Who should Arkansas athletic director Jeff Long decide is the best match as head coach for downcast but still fiercely loyal Arkansas fans, for the world-class facilities they have funded and the enduring expectations of a greatness that keeps slipping away?
Arkansas hasn’t won a national title since 1964, and the previous head coach put a mistress before the goal of leading the program to another. There are plenty candidates, some of whom could find potential openings at Tennessee and Auburn more attractive. Let’s get this out of the way: the next coach shouldn’t be Bobby Petrino again. And it certainly shouldn’t be someone whose demeanor inspires way more comparisons to Red Skelton* than Red Auerbach.
It should be someone who brings these attributes to the table:
1) Genuinely inspires players – Before the Alabama game, I asked Knile Davis and Cobi Hamilton if they planned to step up in Wilson’ absence. Both said they would – “I have to will this team to victory,” Davis said. “Of course,” Hamilton said. Not just with “playmaking ability but also just being a leader, vocally. Because Tyler was really the guy as far as vocally rallying the troops together and taking charge in the huddle.”

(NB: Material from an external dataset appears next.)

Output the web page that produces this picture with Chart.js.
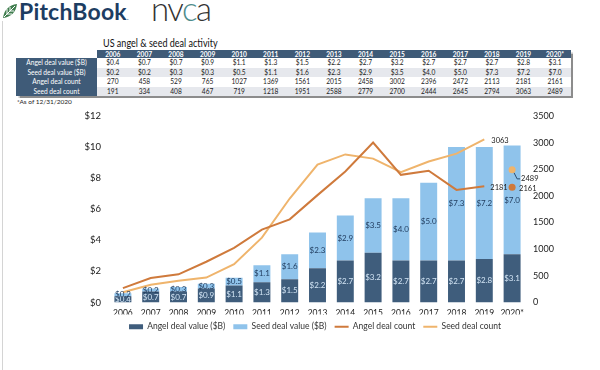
<!DOCTYPE html>
<html>
<head>
<meta charset="utf-8">
<script src="https://cdn.jsdelivr.net/npm/chart.js@4.4.1/dist/chart.umd.min.js"></script>
<style>
  html, body { margin: 0; padding: 0; background: #fff; }
  body { width: 600px; height: 370px; position: relative; overflow: hidden; font-family: Lato, 'Open Sans', sans-serif; }
  #edge { position: absolute; left: 2px; top: 21px; width: 1px; height: 349px; background: #d4d4d4; }
  #leaf { position: absolute; left: 2px; top: 3px; }
  #pb { position: absolute; left: 19px; top: -3px; font-size: 23px; font-weight: 700; color: #1d3d62; letter-spacing: 0.2px; }
  #pb small { font-size: 8px; color: #7a8aa0; }
  #nvca { position: absolute; left: 151px; top: -12px; font-size: 33px; font-weight: 300; color: #333; letter-spacing: -1.5px; }
  #nvca span { color: #4f8c8c; }
  #title { position: absolute; left: 103px; top: 37px; font-size: 10.5px; color: #111; transform: scaleX(0.86); transform-origin: left top; white-space: nowrap; }
  #tbl { position: absolute; left: 16px; top: 50px; border-collapse: collapse; table-layout: fixed; font-size: 6.6px; box-shadow: 1.5px 1.5px 1px rgba(0,0,0,0.45); }
  #tbl td, #tbl th { padding: 0; text-align: center; white-space: nowrap; overflow: hidden; }
  #tbl th { height: 8px; line-height: 8px; background: #3f5b78; color: #fff; font-weight: 700; width: 31.6px; }
  #tbl th.blank { background: #fff; width: 81px; }
  #tbl td { height: 9.5px; line-height: 9.5px; color: #222; }
  #tbl td.lab { background: #3f5b78; color: #fff; }
  #tbl tr.alt td.v { background: #e6e8ed; }
  #note { position: absolute; left: 17px; top: 98px; font-size: 6.5px; color: #222; }
  #wrap { position: absolute; left: 0; top: 100px; width: 600px; height: 243px; }
</style>
</head>
<body>
<div id="edge"></div>
<svg id="leaf" width="16" height="16" viewBox="0 0 16 16">
  <path d="M1 15 C2 7 7 2 15 1 C14 9 9 14 1 15 Z" fill="#3f7d4e"/>
  <path d="M2 14 L13 3 M5 11 L5 6 M8 8 L8 4 M5 11 L10 11 M8 8 L12 8" stroke="#fff" stroke-width="1"/>
</svg>
<div id="pb">PitchBook<small>.</small></div>
<div id="nvca">nv<span>c</span>a</div>
<div id="title">US angel &amp; seed deal activity</div>
<table id="tbl"></table>
<div id="note">*As of 12/31/2020</div>
<div id="wrap"><canvas id="chart" width="600" height="243"></canvas></div>
<script>
const years = ['2006', '2007', '2008', '2009', '2010', '2011', '2012', '2013', '2014', '2015', '2016', '2017', '2018', '2019', '2020*'];
const angelValue = [0.4, 0.7, 0.7, 0.9, 1.1, 1.3, 1.5, 2.2, 2.7, 3.2, 2.7, 2.7, 2.7, 2.8, 3.1];
const seedValue = [0.2, 0.2, 0.3, 0.3, 0.5, 1.1, 1.6, 2.3, 2.9, 3.5, 4.0, 5.0, 7.3, 7.2, 7.0];
const angelCount = [270, 458, 529, 765, 1027, 1369, 1561, 2015, 2458, 3002, 2396, 2472, 2113, 2181, 2161];
const seedCount = [191, 334, 408, 467, 719, 1218, 1951, 2588, 2779, 2700, 2444, 2645, 2794, 3063, 2489];
const valueTicks = [0, 2, 4, 6, 8, 10, 12];
const countTicks = [0, 500, 1000, 1500, 2000, 2500, 3000, 3500];

const ANGEL_BAR = '#3f5d7c';
const SEED_BAR = '#8fc3eb';
const ANGEL_LINE = '#cf7a3c';
const SEED_LINE = '#efb46c';

// table above the chart
const money = v => '$' + v.toFixed(1);
const rows = [
  ['Angel deal value ($B)', angelValue.map(money)],
  ['Seed deal value ($B)', seedValue.map(money)],
  ['Angel deal count', angelCount.map(String)],
  ['Seed deal count', seedCount.map(String)]
];
let html = '<tr><th class="blank"></th>' + years.map(y => '<th>' + y + '</th>').join('') + '</tr>';
rows.forEach((r, i) => {
  html += '<tr' + (i % 2 ? ' class="alt"' : '') + '><td class="lab">' + r[0] + '</td>' +
    r[1].map(v => '<td class="v">' + v + '</td>').join('') + '</tr>';
});
document.getElementById('tbl').innerHTML = html;

// value labels on bars and line ends
const labelPlugin = {
  id: 'valueLabels',
  afterDatasetsDraw(chart) {
    const ctx = chart.ctx;
    ctx.save();
    ctx.font = '8px Lato';
    ctx.textAlign = 'center';
    ctx.textBaseline = 'middle';
    [0, 1].forEach(di => {
      const vals = chart.data.datasets[di].data;
      chart.getDatasetMeta(di).data.forEach((bar, i) => {
        ctx.fillStyle = di === 0 ? '#d3e5f5' : '#1f3a5c';
        ctx.fillText(money(vals[i]), bar.x, (bar.y + bar.base) / 2);
      });
    });
    ctx.fillStyle = '#222';
    ctx.textAlign = 'left';
    ctx.font = '7.5px Lato';
    const last = years.length - 1;
    const a = chart.getDatasetMeta(2).data;
    const s = chart.getDatasetMeta(3).data;
    ctx.fillText(String(angelCount[last - 1]), a[last - 1].x + 6, a[last - 1].y + 1);
    ctx.fillText(String(seedCount[last - 1]), s[last - 1].x + 7, s[last - 1].y + 1);
    ctx.fillText(String(angelCount[last]), a[last].x + 7, a[last].y + 1);
    const p = s[last];
    ctx.strokeStyle = '#2d4d70';
    ctx.lineWidth = 1;
    ctx.beginPath();
    ctx.moveTo(p.x + 2, p.y + 3);
    ctx.lineTo(p.x + 5, p.y + 9);
    ctx.lineTo(p.x + 8, p.y + 9);
    ctx.stroke();
    ctx.fillText(String(seedCount[last]), p.x + 9, p.y + 9);
    ctx.restore();
  }
};

Chart.defaults.font.family = 'Lato';
Chart.defaults.font.size = 9;
Chart.defaults.color = '#222';

const dot = c => c.dataIndex === years.length - 1 ? 3.5 : 0;
const gap = c => c.p1DataIndex === years.length - 1 ? 'transparent' : undefined;

new Chart(document.getElementById('chart'), {
  data: {
    labels: years,
    datasets: [
      { type: 'bar', label: 'Angel deal value ($B)', data: angelValue, backgroundColor: ANGEL_BAR, yAxisID: 'y', order: 2, categoryPercentage: 1, barPercentage: 0.61 },
      { type: 'bar', label: 'Seed deal value ($B)', data: seedValue, backgroundColor: SEED_BAR, yAxisID: 'y', order: 2, categoryPercentage: 1, barPercentage: 0.61 },
      { type: 'line', label: 'Angel deal count', data: angelCount, borderColor: ANGEL_LINE, backgroundColor: ANGEL_LINE, borderWidth: 2, yAxisID: 'y1', order: 1, tension: 0, pointRadius: dot, pointBorderWidth: 0, segment: { borderColor: gap } },
      { type: 'line', label: 'Seed deal count', data: seedCount, borderColor: SEED_LINE, backgroundColor: SEED_LINE, borderWidth: 2, yAxisID: 'y1', order: 1, tension: 0, pointRadius: dot, pointBorderWidth: 0, segment: { borderColor: gap } }
    ]
  },
  options: {
    responsive: false,
    animation: false,
    events: [],
    layout: { padding: { top: 16, bottom: 2, left: 30 } },
    scales: {
      x: {
        stacked: true, grid: { display: false, drawTicks: false }, border: { display: false },
        afterFit: s => { s.height = 12; },
        ticks: { padding: 6, color: '#222', font: { size: 8.5 }, autoSkip: false, maxRotation: 0, minRotation: 0 }
      },
      y: {
        stacked: true, position: 'left', min: 0, max: 12,
        grid: { display: false, drawTicks: false }, border: { display: false },
        afterBuildTicks: s => { s.ticks = valueTicks.map(v => ({ value: v })); },
        afterFit: s => { s.width = 79; },
        ticks: { padding: 8, font: { size: 9.5 }, callback: v => '$' + v }
      },
      y1: {
        position: 'right', min: 0, max: 3500,
        grid: { display: false, drawTicks: false }, border: { display: false },
        afterBuildTicks: s => { s.ticks = countTicks.map(v => ({ value: v })); },
        afterFit: s => { s.width = 74; },
        ticks: { padding: 7, callback: v => String(v) }
      }
    },
    plugins: {
      tooltip: { enabled: false },
      legend: {
        position: 'bottom',
        labels: {
          usePointStyle: true, pointStyleWidth: 14, boxHeight: 5, padding: 8,
          color: '#333', font: { size: 8.5 },
          sort: (a, b) => a.datasetIndex - b.datasetIndex,
          generateLabels: chart => Chart.defaults.plugins.legend.labels.generateLabels(chart).map(l => {
            const ds = chart.data.datasets[l.datasetIndex];
            l.pointStyle = ds.type === 'bar' ? 'rect' : 'line';
            l.fillStyle = ds.backgroundColor;
            l.strokeStyle = ds.type === 'bar' ? ds.backgroundColor : ds.borderColor;
            l.lineWidth = ds.type === 'bar' ? 0 : 2;
            return l;
          })
        }
      }
    }
  },
  plugins: [labelPlugin]
});
</script>
</body>
</html>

Wilson, of course, called his teammates out after the Alabama game for not playing as hard in the second half. But it’s not the job of Arkansas’ best players to also be its best leaders. The next coach should realize this, and embrace it. Naturally, someone who really cares about his players will also most inspire them. As much as some people are clamoring for a hire of West Virginia’s Dana Holgorsen, his reputation for drunken cavorting should remove him from Long’s final list. Former UNC coach Butch Davis has plenty Arkansas connections attractive to boosters, but I believe his legal entanglement in the wake of a recruiting scandal should – and will – prevent him from landing the job.
2) Has developed an extensive recruiting network in the South, especially Texas – The north and east parts of Texas have long been a source of future Hogs. This extremely talent-rich area becomes even more critical because, quite frankly, most all the best young players in other close recruiting hotspots – Louisiana, southern Mississippi and Alabama – grow up as LSU, Alabama or Auburn fans.
To many north Texans, Arkansas is attractive because it’s a closer SEC school. Granted, Texas A&M is now in the mix, but with the right hire Arkansas should still have a better program than the Aggies in the short term. A five-star Texan is much more likely to eschew a good Texas A&M team and join Arkansas than a five-star player from the Deep South would snub an elite Alabama or LSU program.
3) Has substantial experience as a head coach in a major conference – Some Hog fans are enticed by the head coaching potential of Alabama’s defensive coordinator Kirby Smart or Garrick McGee, Arkansas’ former offensive coordinator, now head coach at UAB, Arkansas State coach Gus Malzahn. But the Razorbacks can’t afford to roll the dice on such unproven candidates, especially someone like Malzahn who – for all his ties to the state – is already one of its most polarizing sports figures.
The following are my top two choices for the Hogs’ next head coach. I’m assuming big names such as Jon Gruden, Pete Carroll and Gary Patterson won’t seriously consider any offers:
1) Art Briles
Amazingly, he’s spent his entire 33-year coaching career in Texas, working from the high school ranks up. Arkansas has never had a head coach with anything near this level of Texas recruiting connections. His Baylor program has shown steady improvement the last four years, notching a 6-3 Big 12 record last season under Heisman Trophy winner Robert Griffin III. Griffin’s star continues to rise at the NFL, which will help Briles lock up future elite recruits from around the nation.
2) Charlie Strong
At this point, Strong looks to be the most likely and logical candidate. A Batesville native and UCA alumnus, he knows Arkansas. He’s not as plugged into Texas circles, but his impressive bona fides as a defensive line coach at Notre Dame and defensive coordinator for two Florida national championship teams will impress the elite defensive recruits Arkansas has sorely lacked. Strong also appears to have Louisville, at 3-0, improving at a rapid pace.
Some wonder whether his race (African-American) will be a problem as he would be the first black head football coach in Razorback history. It’s possible that this matters tosome boosters, but consider Fayetteville, Ark. has one of the lowest populations of African-Americans among all SEC school towns, which matters to some young African-American recruits considering different colleges. If their potential head coach firsthand understands the challenges of a young black male in a majority white culture, that matters.
* The following comes from a commentor on an Arkansas Sports 360 article: “The comments by JLS during interview at end of half were absolutely embarrassing. He said something to the effect of “Let’s get going baby!” as he gestured with his hands as if patting someone on the butt. He reminds me of the drunk Red Skelton used to portray in some of his skits. He actually appears to be loaded……or retarded, hard to tell sometimes. How can the UofA allow him to represent the university, the football team, the fans, the state of Arkansas, etc.? Just humiliating!!!!!!!!!!! Please find a way to keep him off camera and his mouth shut to the media!!!!”